■ What to work on ■
Give back all the data exactly, line by line.

■ Source data ■
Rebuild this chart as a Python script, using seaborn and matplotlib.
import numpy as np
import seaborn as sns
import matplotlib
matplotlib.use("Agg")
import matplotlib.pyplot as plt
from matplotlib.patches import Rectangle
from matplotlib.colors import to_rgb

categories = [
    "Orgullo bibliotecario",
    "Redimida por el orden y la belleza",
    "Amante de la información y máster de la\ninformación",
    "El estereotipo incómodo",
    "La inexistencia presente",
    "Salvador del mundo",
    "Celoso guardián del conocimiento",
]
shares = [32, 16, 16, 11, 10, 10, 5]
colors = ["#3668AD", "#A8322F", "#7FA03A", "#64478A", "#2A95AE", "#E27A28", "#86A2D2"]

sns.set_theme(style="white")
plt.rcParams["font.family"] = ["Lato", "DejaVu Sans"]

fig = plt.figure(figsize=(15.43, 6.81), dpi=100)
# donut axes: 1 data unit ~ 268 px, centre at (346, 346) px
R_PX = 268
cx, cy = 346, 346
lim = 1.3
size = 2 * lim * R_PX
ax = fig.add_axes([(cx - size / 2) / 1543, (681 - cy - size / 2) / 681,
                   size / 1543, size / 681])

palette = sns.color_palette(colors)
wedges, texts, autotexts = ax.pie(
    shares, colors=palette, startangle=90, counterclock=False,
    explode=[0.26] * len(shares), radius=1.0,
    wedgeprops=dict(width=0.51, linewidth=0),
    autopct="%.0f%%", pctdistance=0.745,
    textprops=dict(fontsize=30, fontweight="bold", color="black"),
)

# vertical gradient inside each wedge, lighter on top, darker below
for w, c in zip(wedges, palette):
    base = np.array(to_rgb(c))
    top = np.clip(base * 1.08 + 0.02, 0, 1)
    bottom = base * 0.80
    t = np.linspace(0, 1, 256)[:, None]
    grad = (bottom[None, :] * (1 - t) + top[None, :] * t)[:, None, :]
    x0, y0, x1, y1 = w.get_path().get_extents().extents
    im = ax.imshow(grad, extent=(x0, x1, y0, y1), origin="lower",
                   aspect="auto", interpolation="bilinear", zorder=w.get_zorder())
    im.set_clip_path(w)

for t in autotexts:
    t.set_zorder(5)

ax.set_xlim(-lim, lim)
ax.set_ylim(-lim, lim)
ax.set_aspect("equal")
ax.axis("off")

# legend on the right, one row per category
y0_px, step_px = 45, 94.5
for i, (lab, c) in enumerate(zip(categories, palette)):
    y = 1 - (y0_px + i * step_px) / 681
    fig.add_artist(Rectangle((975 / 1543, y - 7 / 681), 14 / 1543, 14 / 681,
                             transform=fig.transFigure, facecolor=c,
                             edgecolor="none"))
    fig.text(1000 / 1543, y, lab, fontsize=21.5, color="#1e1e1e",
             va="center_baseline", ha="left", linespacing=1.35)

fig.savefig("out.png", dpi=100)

■ Result of the exercise ■
Rebuild this chart as a Python script, using seaborn and matplotlib.
import numpy as np
import seaborn as sns
import matplotlib
matplotlib.use("Agg")
import matplotlib.pyplot as plt
from matplotlib.patches import Rectangle
from matplotlib.colors import to_rgb

categories = [
    "Orgullo bibliotecario",
    "Redimida por el orden y la belleza",
    "Amante de la información y máster de la\ninformación",
    "El estereotipo incómodo",
    "La inexistencia presente",
    "Salvador del mundo",
    "Celoso guardián del conocimiento",
]
shares = [32, 16, 16, 11, 10, 10, 5]
colors = ["#3668AD", "#A8322F", "#7FA03A", "#64478A", "#2A95AE", "#E27A28", "#86A2D2"]

sns.set_theme(style="white")
plt.rcParams["font.family"] = ["Lato", "DejaVu Sans"]

fig = plt.figure(figsize=(15.43, 6.81), dpi=100)
# donut axes: 1 data unit ~ 268 px, centre at (346, 346) px
R_PX = 268
cx, cy = 346, 346
lim = 1.3
size = 2 * lim * R_PX
ax = fig.add_axes([(cx - size / 2) / 1543, (681 - cy - size / 2) / 681,
                   size / 1543, size / 681])

palette = sns.color_palette(colors)
wedges, texts, autotexts = ax.pie(
    shares, colors=palette, startangle=90, counterclock=False,
    explode=[0.26] * len(shares), radius=1.0,
    wedgeprops=dict(width=0.51, linewidth=0),
    autopct="%.0f%%", pctdistance=0.745,
    textprops=dict(fontsize=30, fontweight="bold", color="black"),
)

# vertical gradient inside each wedge, lighter on top, darker below
for w, c in zip(wedges, palette):
    base = np.array(to_rgb(c))
    top = np.clip(base * 1.08 + 0.02, 0, 1)
    bottom = base * 0.80
    t = np.linspace(0, 1, 256)[:, None]
    grad = (bottom[None, :] * (1 - t) + top[None, :] * t)[:, None, :]
    x0, y0, x1, y1 = w.get_path().get_extents().extents
    im = ax.imshow(grad, extent=(x0, x1, y0, y1), origin="lower",
                   aspect="auto", interpolation="bilinear", zorder=w.get_zorder())
    im.set_clip_path(w)

for t in autotexts:
    t.set_zorder(5)

ax.set_xlim(-lim, lim)
ax.set_ylim(-lim, lim)
ax.set_aspect("equal")
ax.axis("off")

# legend on the right, one row per category
y0_px, step_px = 45, 94.5
for i, (lab, c) in enumerate(zip(categories, palette)):
    y = 1 - (y0_px + i * step_px) / 681
    fig.add_artist(Rectangle((975 / 1543, y - 7 / 681), 14 / 1543, 14 / 681,
                             transform=fig.transFigure, facecolor=c,
                             edgecolor="none"))
    fig.text(1000 / 1543, y, lab, fontsize=21.5, color="#1e1e1e",
             va="center_baseline", ha="left", linespacing=1.35)

fig.savefig("out.png", dpi=100)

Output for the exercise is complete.